Jakarta, Aktual.com — Banyaknya perusahaan yang belum memperbaharui data asetnya, membuat pemerintah mengeluarkan kebijakan untuk memangkas besaran Pajak Penghasilan (PPh) Pasal 19 atas selisih reevaluasi aset.
Hal ini dimaksud agar para pengusaha mau memberikan laporan terakhir asetnya, sehingga pajak yang dikenakan bisa sesuai perhitungan.
“Salah satu paket yang akan kami percepat adalah menurunkan tarif pajak reevaluasi aktiva tetap. Tadinya dari 10 persen menjadi 5 persen,” ujar Direktur Penyuluhan, Pelayanan, dan Hubungan Masyarakat DJP, Mekar Satria Utama di Jakarta, Jumat (9/10).
Kendati demikian, pengamat pajak Yustinus Prastowo mengatakan pajak revaluasi tidak akan berjalan efektif jika diadakan fasilitas pengurangan pajak (tax amnesty).
“Karena kalau sudah amnesty, ngapain revaluasi dipajaki. Kalau mau sebelum amnesty, dikeluarkan peraturannya dulu, pajak reevaluasi baru amnesty. Waktunya harus diperhatikan,” kata Pras.
Pras juga mengatakan penerimaan yang didapatkan dari revaluasi tidak signifikan. Pasalnya, selama ini wajib pajak yang ikut reevaluasi jumlahnya tidak banyak.

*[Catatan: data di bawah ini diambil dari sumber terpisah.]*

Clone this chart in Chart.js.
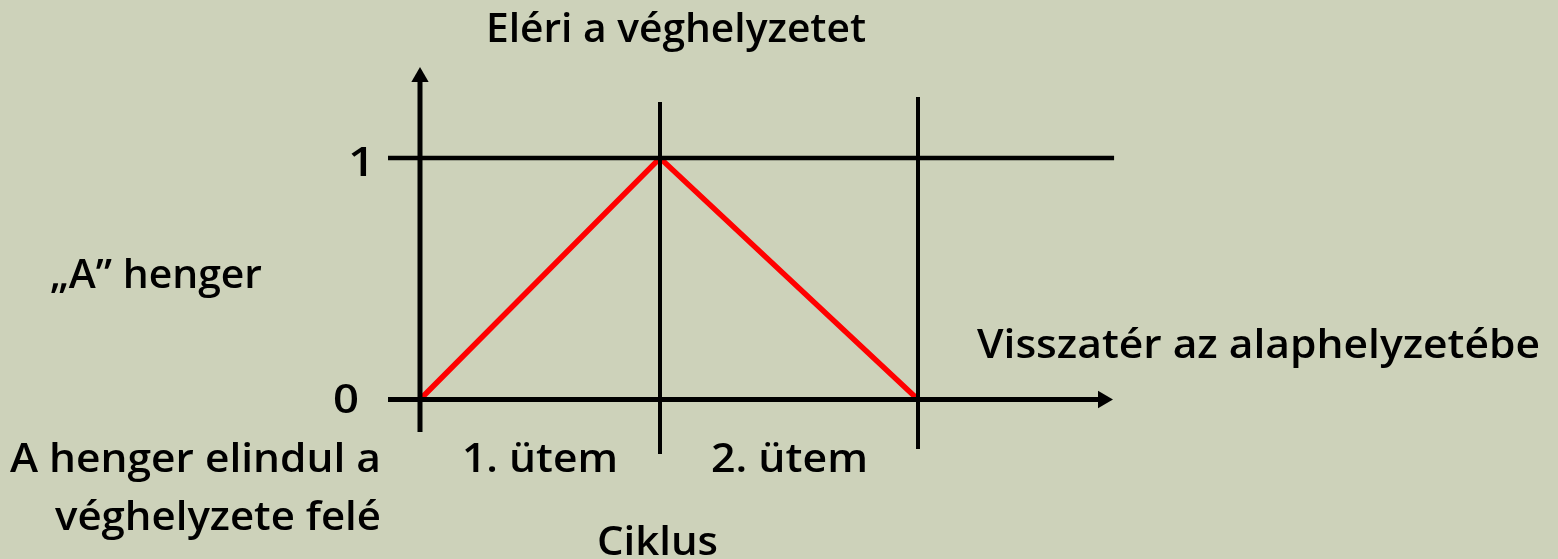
<!DOCTYPE html>
<html>
<head>
<meta charset="utf-8">
<script src="https://cdn.jsdelivr.net/npm/chart.js@4.4.1/dist/chart.umd.min.js"></script>
<style>
  html, body { margin: 0; padding: 0; background: #CDD2BA; }
  #wrap { width: 1558px; height: 559px; }
</style>
</head>
<body>
<div id="wrap"><canvas id="c" width="1558" height="559"></canvas></div>
<script>
// ---- data ----
const phaseX = [0, 1, 2.075];          // cycle step boundaries (start, end of step 1, end of step 2)
const stateA = [0, 1, 0];              // position of cylinder "A" at those instants
const yTickLabels = ['0', '1'];
const phaseLabels = ['1. ütem', '2. ütem'];
const stateLabels = ['A henger elindul a\nvéghelyzete felé', 'Eléri a véghelyzetet', 'Visszatér az alaphelyzetébe'];
const axisTitleY = '„A” henger';
const axisTitleX = 'Ciklus';

// ---- layout (pixels / extents, not data) ----
const PX_X = 240, X0 = 420;      // px per x unit, px of x=0
const PX_Y = 241.5, Y0 = 399.5;  // px per y unit, px of y=0
const W = 1558, H = 559;
const ext = {
  hLeft: -0.1333,
  h1Right: 2.892,
  h0ArrowCenter: 2.8458,
  yAxisBottom: -0.1346,
  yArrowCenter: 1.3354,
  v1Top: 1.232, v1Bottom: -0.2257,
  v2Top: 1.2526, v2Bottom: -0.205
};
const BLACK = '#000000', RED = '#FF0000';
const FONT = '600 39px "Open Sans", Roboto, "Liberation Sans", sans-serif';

function seg(data, width, color, arrowAt, rotation) {
  return {
    data: data,
    borderColor: color,
    backgroundColor: color,
    borderWidth: width,
    showLine: true,
    fill: false,
    tension: 0,
    borderCapStyle: 'butt',
    pointRadius: data.map((p, i) => (arrowAt === i ? 10 : 0)),
    pointStyle: 'triangle',
    rotation: rotation || 0,
    pointBorderWidth: 0,
    pointBackgroundColor: color
  };
}

const datasets = [
  seg([{x: phaseX[0], y: ext.yAxisBottom}, {x: phaseX[0], y: ext.yArrowCenter}], 5, BLACK, 1, 0),
  seg([{x: ext.hLeft, y: stateA[1]}, {x: ext.h1Right, y: stateA[1]}], 4.5, BLACK),
  seg([{x: ext.hLeft, y: stateA[0]}, {x: ext.h0ArrowCenter, y: stateA[0]}], 5, BLACK, 1, 90),
  seg([{x: phaseX[1], y: ext.v1Top}, {x: phaseX[1], y: ext.v1Bottom}], 4, BLACK),
  seg([{x: phaseX[2], y: ext.v2Top}, {x: phaseX[2], y: ext.v2Bottom}], 4, BLACK),
  seg(phaseX.map((x, i) => ({x: x, y: stateA[i]})), 5.5, RED)
];

// draw text with its left edge at `left` and stretched to `width`
function drawFit(ctx, text, left, baseline, width) {
  const m = ctx.measureText(text).width;
  const s = width / m;
  ctx.save();
  ctx.translate(left, baseline);
  ctx.scale(s, 1);
  ctx.textAlign = 'left';
  ctx.fillText(text, 0, 0);
  ctx.restore();
}

const textPlugin = {
  id: 'texts',
  beforeDraw(chart) {
    const ctx = chart.ctx;
    ctx.save();
    ctx.fillStyle = '#CDD2BA';
    ctx.fillRect(0, 0, chart.width, chart.height);
    ctx.restore();
  },
  afterDraw(chart) {
    const ctx = chart.ctx;
    const ys = chart.scales.y;
    ctx.save();
    ctx.fillStyle = '#000';
    ctx.font = FONT;
    ctx.textBaseline = 'alphabetic';
    const lines = stateLabels[0].split('\n');
    drawFit(ctx, yTickLabels[1], 348, ys.getPixelForValue(1) + 18, 27);
    drawFit(ctx, yTickLabels[0], 333, ys.getPixelForValue(0) + 13, 26);
    drawFit(ctx, stateLabels[1], 486, 42, 380);
    drawFit(ctx, stateLabels[2], 977, 358, 563);
    drawFit(ctx, axisTitleY, 50, 288, 212);
    drawFit(ctx, lines[0], 10, 472, 371);
    drawFit(ctx, lines[1], 55, 530, 326);
    drawFit(ctx, phaseLabels[0], 462, 472, 156);
    drawFit(ctx, phaseLabels[1], 711, 472, 157);
    drawFit(ctx, axisTitleX, 597, 555, 121);
    ctx.restore();
  }
};

new Chart(document.getElementById('c'), {
  type: 'scatter',
  data: { datasets: datasets },
  options: {
    responsive: false,
    animation: false,
    layout: { padding: 0, autoPadding: false },
    plugins: { legend: { display: false }, tooltip: { enabled: false } },
    scales: {
      x: { type: 'linear', display: false, min: -X0 / PX_X, max: (W - X0) / PX_X },
      y: { type: 'linear', display: false, min: -(H - Y0) / PX_Y, max: Y0 / PX_Y }
    },
    elements: { point: { hoverRadius: 0 } }
  },
  plugins: [textPlugin]
});
</script>
</body>
</html>
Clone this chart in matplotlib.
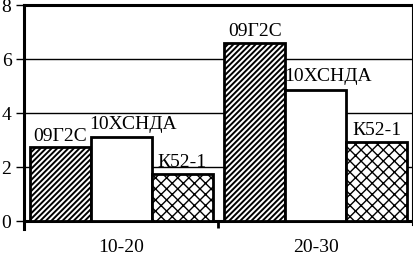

“Selama ini 10 persen terlalu tinggi. Perusahaan mau go public saja terbentur reevaluasi dia mikir pajak. Sebelum dia masuk bursa sudah harus bayar pajak revaluasi. Itu yang kontradiktif,” pungkasnya.
Untuk diketahui, pemerintah akan mengeluarkan aturan revisi PPh final pasal 19 pada pekan ini. Rencananya, aturan tersebut akan dikeluarkan secara bertahap, dan diberlakukan pada perusahaan swasta atau pun BUMN.